Yosemite Valley in the morning

Yosemite Valley in the morning (Photo credit: Wikipedia)

Each morning I get out of bed before the sun is up. This is a new phenomenon for me started on January 1 when I decided to write every morning. Some days I have appointments to keep and I am allowing an hour each morning for this free-write process so the early ascension is required. It goes against my nature which loves to sleep in the morning. My internal clock favors late nights and late mornings but the rest of the world doesn’t operate on that schedule so I am resetting my internal mechanisms to fit better with my world.
I am fortunate to live with a sweet soul who supports my endeavors as best he can. He doesn’t always understand me but he loves me anyway and does whatever he thinks will help me make manifest my dreams.
When I told him about my plan to write every morning for a year he encouraged me and said he would bring a cup of hot tea up to the bedroom each morning to help me wake up and write. It is sitting here steaming beside my laptop.
This may seem like a simple thing and I guess it is…a simple cup of tea. It represents to me the willingness of one human to put their own needs aside for a moment and be there to assist another. It reminds me that he “has my back.”
This feeling of being held and supported is not something I take for granted. My relationship with unconditional loving support is new to me and I am still learning to trust it enough to lean into it…and when I do, it feels really wonderful.

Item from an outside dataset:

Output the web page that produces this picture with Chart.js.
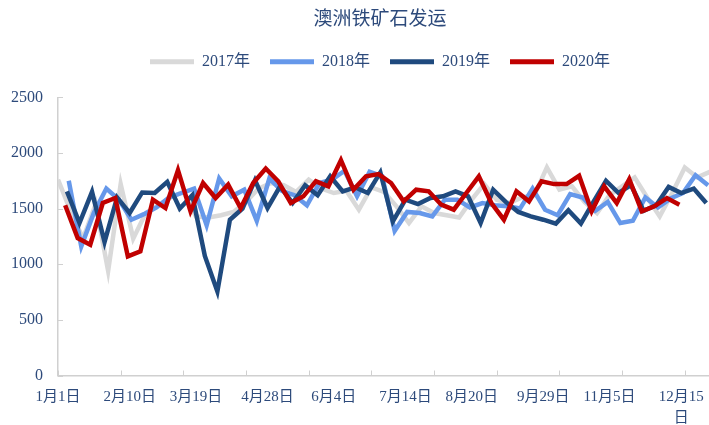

If you were to ask him if he feels like I have his back I think he would say “yes.” I have given my encouragement and backing to help him to fly… literally and figuratively. It feels like we have found a well-adjusted energy exchange.
“Relationships!” J. Buffett sang, “Can’t live with ‘em…can’t live without ‘em.”
This simple gesture, bringing his woman a cup of tea in the early morning hours has gone a long way in creating the feeling of “I am loved and supported. Life is good. I am able to meet this rising sun with a warm and grateful heart.”
What can I do today to bring that same feeling back around and give it to my beloved?